(Charts and diagrams as code)

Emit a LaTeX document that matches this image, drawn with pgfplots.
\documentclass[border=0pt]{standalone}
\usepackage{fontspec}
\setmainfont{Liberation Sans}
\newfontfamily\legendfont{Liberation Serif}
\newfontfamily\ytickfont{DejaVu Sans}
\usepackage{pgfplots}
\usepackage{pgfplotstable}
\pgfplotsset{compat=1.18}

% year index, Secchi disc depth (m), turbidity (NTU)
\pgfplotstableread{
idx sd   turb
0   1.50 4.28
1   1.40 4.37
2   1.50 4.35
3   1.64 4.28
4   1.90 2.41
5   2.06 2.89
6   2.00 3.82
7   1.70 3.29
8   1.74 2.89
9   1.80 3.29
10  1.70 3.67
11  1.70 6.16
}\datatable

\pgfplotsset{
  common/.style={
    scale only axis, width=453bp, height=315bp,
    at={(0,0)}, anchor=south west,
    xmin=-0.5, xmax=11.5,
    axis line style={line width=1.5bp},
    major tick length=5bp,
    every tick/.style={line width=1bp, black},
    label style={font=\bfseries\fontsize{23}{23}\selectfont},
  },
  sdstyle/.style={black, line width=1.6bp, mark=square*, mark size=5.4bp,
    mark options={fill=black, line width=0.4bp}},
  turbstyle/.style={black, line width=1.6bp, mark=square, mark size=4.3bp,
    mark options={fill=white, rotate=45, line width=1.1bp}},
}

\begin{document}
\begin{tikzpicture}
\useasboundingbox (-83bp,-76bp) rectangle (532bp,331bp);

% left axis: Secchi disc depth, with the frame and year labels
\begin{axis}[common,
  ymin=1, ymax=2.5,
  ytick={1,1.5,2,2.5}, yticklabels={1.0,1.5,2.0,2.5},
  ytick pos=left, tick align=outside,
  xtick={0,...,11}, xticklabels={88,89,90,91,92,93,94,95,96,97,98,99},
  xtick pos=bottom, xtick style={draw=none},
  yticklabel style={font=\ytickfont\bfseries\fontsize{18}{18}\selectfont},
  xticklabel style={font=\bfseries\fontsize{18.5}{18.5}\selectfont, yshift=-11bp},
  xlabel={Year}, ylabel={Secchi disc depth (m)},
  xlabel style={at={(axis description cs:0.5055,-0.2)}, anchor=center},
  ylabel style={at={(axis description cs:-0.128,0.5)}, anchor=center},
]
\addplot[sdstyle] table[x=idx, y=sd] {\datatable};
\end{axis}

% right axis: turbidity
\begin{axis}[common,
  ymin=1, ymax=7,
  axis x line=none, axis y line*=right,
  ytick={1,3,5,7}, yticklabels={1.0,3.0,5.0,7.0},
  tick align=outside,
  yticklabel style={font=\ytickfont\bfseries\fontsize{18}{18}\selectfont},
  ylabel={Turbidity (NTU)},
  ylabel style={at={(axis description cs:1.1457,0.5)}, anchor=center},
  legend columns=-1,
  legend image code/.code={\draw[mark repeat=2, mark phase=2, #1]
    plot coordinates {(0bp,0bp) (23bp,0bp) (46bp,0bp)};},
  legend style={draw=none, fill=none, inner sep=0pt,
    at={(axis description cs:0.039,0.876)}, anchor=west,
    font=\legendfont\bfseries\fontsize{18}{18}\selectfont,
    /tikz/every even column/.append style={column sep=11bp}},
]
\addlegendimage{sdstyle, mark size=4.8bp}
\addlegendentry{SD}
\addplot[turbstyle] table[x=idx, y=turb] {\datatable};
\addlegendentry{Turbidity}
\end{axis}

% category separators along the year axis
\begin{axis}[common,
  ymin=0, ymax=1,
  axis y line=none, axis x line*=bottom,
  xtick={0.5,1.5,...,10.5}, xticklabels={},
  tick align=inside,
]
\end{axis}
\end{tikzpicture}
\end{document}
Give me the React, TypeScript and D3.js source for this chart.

» **What to do**: Set down the entries above again, word for word.

» **Solution for this exercise**:
Emit a LaTeX document that matches this image, drawn with pgfplots.
\documentclass[border=0pt]{standalone}
\usepackage{fontspec}
\setmainfont{Liberation Sans}
\newfontfamily\legendfont{Liberation Serif}
\newfontfamily\ytickfont{DejaVu Sans}
\usepackage{pgfplots}
\usepackage{pgfplotstable}
\pgfplotsset{compat=1.18}

% year index, Secchi disc depth (m), turbidity (NTU)
\pgfplotstableread{
idx sd   turb
0   1.50 4.28
1   1.40 4.37
2   1.50 4.35
3   1.64 4.28
4   1.90 2.41
5   2.06 2.89
6   2.00 3.82
7   1.70 3.29
8   1.74 2.89
9   1.80 3.29
10  1.70 3.67
11  1.70 6.16
}\datatable

\pgfplotsset{
  common/.style={
    scale only axis, width=453bp, height=315bp,
    at={(0,0)}, anchor=south west,
    xmin=-0.5, xmax=11.5,
    axis line style={line width=1.5bp},
    major tick length=5bp,
    every tick/.style={line width=1bp, black},
    label style={font=\bfseries\fontsize{23}{23}\selectfont},
  },
  sdstyle/.style={black, line width=1.6bp, mark=square*, mark size=5.4bp,
    mark options={fill=black, line width=0.4bp}},
  turbstyle/.style={black, line width=1.6bp, mark=square, mark size=4.3bp,
    mark options={fill=white, rotate=45, line width=1.1bp}},
}

\begin{document}
\begin{tikzpicture}
\useasboundingbox (-83bp,-76bp) rectangle (532bp,331bp);

% left axis: Secchi disc depth, with the frame and year labels
\begin{axis}[common,
  ymin=1, ymax=2.5,
  ytick={1,1.5,2,2.5}, yticklabels={1.0,1.5,2.0,2.5},
  ytick pos=left, tick align=outside,
  xtick={0,...,11}, xticklabels={88,89,90,91,92,93,94,95,96,97,98,99},
  xtick pos=bottom, xtick style={draw=none},
  yticklabel style={font=\ytickfont\bfseries\fontsize{18}{18}\selectfont},
  xticklabel style={font=\bfseries\fontsize{18.5}{18.5}\selectfont, yshift=-11bp},
  xlabel={Year}, ylabel={Secchi disc depth (m)},
  xlabel style={at={(axis description cs:0.5055,-0.2)}, anchor=center},
  ylabel style={at={(axis description cs:-0.128,0.5)}, anchor=center},
]
\addplot[sdstyle] table[x=idx, y=sd] {\datatable};
\end{axis}

% right axis: turbidity
\begin{axis}[common,
  ymin=1, ymax=7,
  axis x line=none, axis y line*=right,
  ytick={1,3,5,7}, yticklabels={1.0,3.0,5.0,7.0},
  tick align=outside,
  yticklabel style={font=\ytickfont\bfseries\fontsize{18}{18}\selectfont},
  ylabel={Turbidity (NTU)},
  ylabel style={at={(axis description cs:1.1457,0.5)}, anchor=center},
  legend columns=-1,
  legend image code/.code={\draw[mark repeat=2, mark phase=2, #1]
    plot coordinates {(0bp,0bp) (23bp,0bp) (46bp,0bp)};},
  legend style={draw=none, fill=none, inner sep=0pt,
    at={(axis description cs:0.039,0.876)}, anchor=west,
    font=\legendfont\bfseries\fontsize{18}{18}\selectfont,
    /tikz/every even column/.append style={column sep=11bp}},
]
\addlegendimage{sdstyle, mark size=4.8bp}
\addlegendentry{SD}
\addplot[turbstyle] table[x=idx, y=turb] {\datatable};
\addlegendentry{Turbidity}
\end{axis}

% category separators along the year axis
\begin{axis}[common,
  ymin=0, ymax=1,
  axis y line=none, axis x line*=bottom,
  xtick={0.5,1.5,...,10.5}, xticklabels={},
  tick align=inside,
]
\end{axis}
\end{tikzpicture}
\end{document}
Give me the React, TypeScript and D3.js source for this chart.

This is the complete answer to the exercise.